NCAA chief wanting overhaul of rulebook
The Associated Press
Mark Emmert is tired of tweaking the NCAA rulebook.
He wants an overhaul.
More than 60 university presidents and administrators are scheduled to meet with Emmert on Tuesday and Wednesday in Indianapolis, a debate that could include everything from deregulation to scholarship funding to keeping integrity in college sports.
“He thinks it’s time to look at what we’re doing at a mega-level, and if where we are is where we want to be and should be,” said former NCAA infractions committee chairwoman Josephine Potuto, the faculty rep at Nebraska since 1997. “He wants to know where Division I is and where it’s headed.”
Critics contend it’s about time because under the current format, the NCAA cannot keep up with all the scandals tainting college sports.
Connecticut was penalized in February for recruiting violations in its men’s basketball program, but the punishment did not derail the Huskies run to a third national title.
In December, Auburn’s football program came under scrutiny after Cam Newton’s father was found to be involved in a pay-for-play recruiting scheme. The NCAA did not punish Newton, ruling he was unaware of his father’s efforts. Newton went on to win the Heisman Trophy and led Auburn to the national title.
That’s just the start.
In June, Southern California was stripped of its 2004 national championship by the Bowl Championship Series for NCAA infractions that also forced Reggie Bush to give back his Heisman Trophy.
Tennessee officials are still awaiting an NCAA decision on a case accusing former football coach Lane Kiffin and men’s basketball coach Bruce Pearl of recruiting violations. The school is also accused of failing to create an atmosphere of compliance.
Ohio State officials are scheduled to appear in front of the infractions committee Friday. The case involves football players who allegedly received cash and tattoos for autographs, championship rings and equipment. Former coach Jim Tressel also is accused of failing to notify school officials after learning of the possible infractions.
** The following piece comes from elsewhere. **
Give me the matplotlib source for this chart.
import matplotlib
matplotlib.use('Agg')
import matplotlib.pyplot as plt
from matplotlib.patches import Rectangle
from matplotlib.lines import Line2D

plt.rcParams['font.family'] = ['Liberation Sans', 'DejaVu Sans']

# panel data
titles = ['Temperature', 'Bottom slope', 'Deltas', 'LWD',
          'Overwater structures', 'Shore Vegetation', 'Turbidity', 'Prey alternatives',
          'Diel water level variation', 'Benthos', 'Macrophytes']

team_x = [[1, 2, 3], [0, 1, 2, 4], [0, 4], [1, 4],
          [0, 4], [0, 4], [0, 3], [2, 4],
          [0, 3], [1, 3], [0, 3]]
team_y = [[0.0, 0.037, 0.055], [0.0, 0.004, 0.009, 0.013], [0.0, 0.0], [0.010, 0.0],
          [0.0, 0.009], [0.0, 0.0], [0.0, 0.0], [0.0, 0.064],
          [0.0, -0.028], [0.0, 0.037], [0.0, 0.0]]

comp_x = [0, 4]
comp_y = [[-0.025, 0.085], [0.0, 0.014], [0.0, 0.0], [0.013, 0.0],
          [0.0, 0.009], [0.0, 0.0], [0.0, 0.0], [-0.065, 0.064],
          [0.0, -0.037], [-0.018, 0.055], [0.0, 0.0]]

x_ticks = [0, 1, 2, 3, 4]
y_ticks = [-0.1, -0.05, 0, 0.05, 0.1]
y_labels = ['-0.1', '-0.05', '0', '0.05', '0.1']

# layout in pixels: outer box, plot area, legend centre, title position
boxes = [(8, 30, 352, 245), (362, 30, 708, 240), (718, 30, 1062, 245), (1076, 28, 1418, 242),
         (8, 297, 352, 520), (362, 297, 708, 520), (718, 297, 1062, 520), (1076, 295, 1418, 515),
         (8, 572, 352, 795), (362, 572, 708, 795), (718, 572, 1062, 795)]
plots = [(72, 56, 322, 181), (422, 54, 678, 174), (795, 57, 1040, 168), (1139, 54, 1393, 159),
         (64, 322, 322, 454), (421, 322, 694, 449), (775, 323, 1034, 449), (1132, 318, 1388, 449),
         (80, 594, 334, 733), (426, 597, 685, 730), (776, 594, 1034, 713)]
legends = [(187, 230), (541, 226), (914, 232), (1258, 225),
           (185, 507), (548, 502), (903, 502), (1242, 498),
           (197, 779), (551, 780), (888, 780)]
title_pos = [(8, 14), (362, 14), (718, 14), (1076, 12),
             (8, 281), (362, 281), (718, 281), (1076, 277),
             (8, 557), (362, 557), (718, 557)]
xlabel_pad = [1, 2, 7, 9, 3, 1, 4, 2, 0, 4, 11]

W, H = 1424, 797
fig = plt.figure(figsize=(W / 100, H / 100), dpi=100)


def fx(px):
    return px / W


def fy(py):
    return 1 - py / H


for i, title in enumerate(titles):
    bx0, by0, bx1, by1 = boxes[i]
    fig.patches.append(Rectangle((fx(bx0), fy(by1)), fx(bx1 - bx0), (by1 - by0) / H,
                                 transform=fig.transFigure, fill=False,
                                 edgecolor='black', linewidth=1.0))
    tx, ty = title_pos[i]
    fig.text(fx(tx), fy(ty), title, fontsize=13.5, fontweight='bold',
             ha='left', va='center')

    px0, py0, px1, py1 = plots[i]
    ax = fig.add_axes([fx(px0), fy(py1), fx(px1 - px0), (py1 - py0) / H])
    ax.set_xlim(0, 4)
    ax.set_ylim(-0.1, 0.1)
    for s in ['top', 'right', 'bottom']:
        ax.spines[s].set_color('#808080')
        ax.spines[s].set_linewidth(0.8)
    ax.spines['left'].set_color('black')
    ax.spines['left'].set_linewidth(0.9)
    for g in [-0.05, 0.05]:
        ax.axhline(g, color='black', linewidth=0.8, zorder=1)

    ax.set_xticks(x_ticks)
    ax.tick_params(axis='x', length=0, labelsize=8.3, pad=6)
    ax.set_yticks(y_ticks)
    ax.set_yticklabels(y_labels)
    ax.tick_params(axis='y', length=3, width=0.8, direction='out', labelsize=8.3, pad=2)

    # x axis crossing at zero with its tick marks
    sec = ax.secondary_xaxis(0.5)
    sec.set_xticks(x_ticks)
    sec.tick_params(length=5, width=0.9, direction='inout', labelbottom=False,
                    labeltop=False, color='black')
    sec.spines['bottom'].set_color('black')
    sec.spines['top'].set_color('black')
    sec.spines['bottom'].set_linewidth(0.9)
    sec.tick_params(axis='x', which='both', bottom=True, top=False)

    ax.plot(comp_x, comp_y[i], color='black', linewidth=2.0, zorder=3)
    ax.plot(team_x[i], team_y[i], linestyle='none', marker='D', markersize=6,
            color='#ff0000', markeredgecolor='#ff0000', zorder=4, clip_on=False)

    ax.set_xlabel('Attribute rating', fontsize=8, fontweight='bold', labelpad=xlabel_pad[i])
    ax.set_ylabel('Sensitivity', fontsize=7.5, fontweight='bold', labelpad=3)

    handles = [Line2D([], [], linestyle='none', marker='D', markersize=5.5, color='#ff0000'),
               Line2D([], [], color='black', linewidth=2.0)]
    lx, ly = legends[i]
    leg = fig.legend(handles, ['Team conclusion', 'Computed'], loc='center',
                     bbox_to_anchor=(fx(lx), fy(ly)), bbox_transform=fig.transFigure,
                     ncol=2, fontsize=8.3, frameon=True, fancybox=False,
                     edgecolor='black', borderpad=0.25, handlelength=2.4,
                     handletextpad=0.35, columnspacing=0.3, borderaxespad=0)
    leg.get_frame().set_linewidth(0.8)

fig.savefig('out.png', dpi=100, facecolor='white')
Tressel resigned in May, but the players were allowed to play in last season’s bowl game and will be suspended this fall. Ohio State President Gordon Gee is also expected to attend the presidential retreat.
Two weeks ago, North Carolina fired football coach Butch Davis amid an NCAA investigation into allegations of improper benefits provided to players and academic misconduct, following several suspensions of players who had contact with agents.
Even those outside the purview of the NCAA have gotten caught up in scandal.
The BCS fined the Fiesta Bowl $1 million and considered dropping the game from its series after an internal investigation uncovered apparently illegal campaign contributions by staff and lavish spending by former bowl CEO and president John Junker on parties and a night at a strip club.
So when Emmert sent out invitations to this week’s meeting, he made it clear that this wasn’t going to be just a typical round table discussion.
“A few new tweaks of the rules won’t get the job done,” he said in a statement.
Apparently, he’s not alone.
Last week, the NCAA’s leadership council agreed to come up with a men’s basketball proposal that would deregulate electronic communications, including text messages. It would also allow unlimited communication beginning Aug. 1 with recruits entering their junior years. A formal proposal could be finalized by October.
Potuto thinks this debate is long overdue.
“Trying to regulate is really clogging up the process,” she said. “Believe me, if you list something and it’s a no-no, it’s incumbent on the association to go after people who break those rules, whether they’re agents paying players or you’re making too many phone calls. The question is whether we should have some of these rules in place. i think it’s worth a full discussion as to what it is we’re trying to accomplish, how well we’re accomplishing it and what the trade-off is as far as other things we might or should be doing.”
Potuto also favors other new concepts such as providing scholarship athletes with the full cost of attendance, money above and beyond just what’s paid to the university.
Officials from the Big Ten, Big 12 and SEC have had similar discussions at their conference meetings, and it’s almost certain to be a key part of this week’s discussion.
“We’re for it,” Texas athletic director DeLoss Dodds said in June. “It’s a positive thing and I think doing something for student-athletes is a positive thing. The reality of being able to do it, it’s hard.”
No formal proposals are expected to go into the NCAA’s legislative process after the two-day presidential retreat.
Instead, the discussion over key issues such as policing unsavory agents, stronger enforcement tools and punishments for rules violators, academic reform, player safety and financial sustainability will return to campuses.
Emmert and others believe the answers could change college athletics for years to come.
“The intent isn’t to simply have the discussion and then everybody goes home and goes back to doing things the way they have done them,” Potuto said. “There is a real interest in airing the issues and coming to some agreement, if not on a particular way to handle it but alternative ways that then could be voted on. I think the intent would be to get that done in a short timeframe, one or two years rather than five or 10 years.”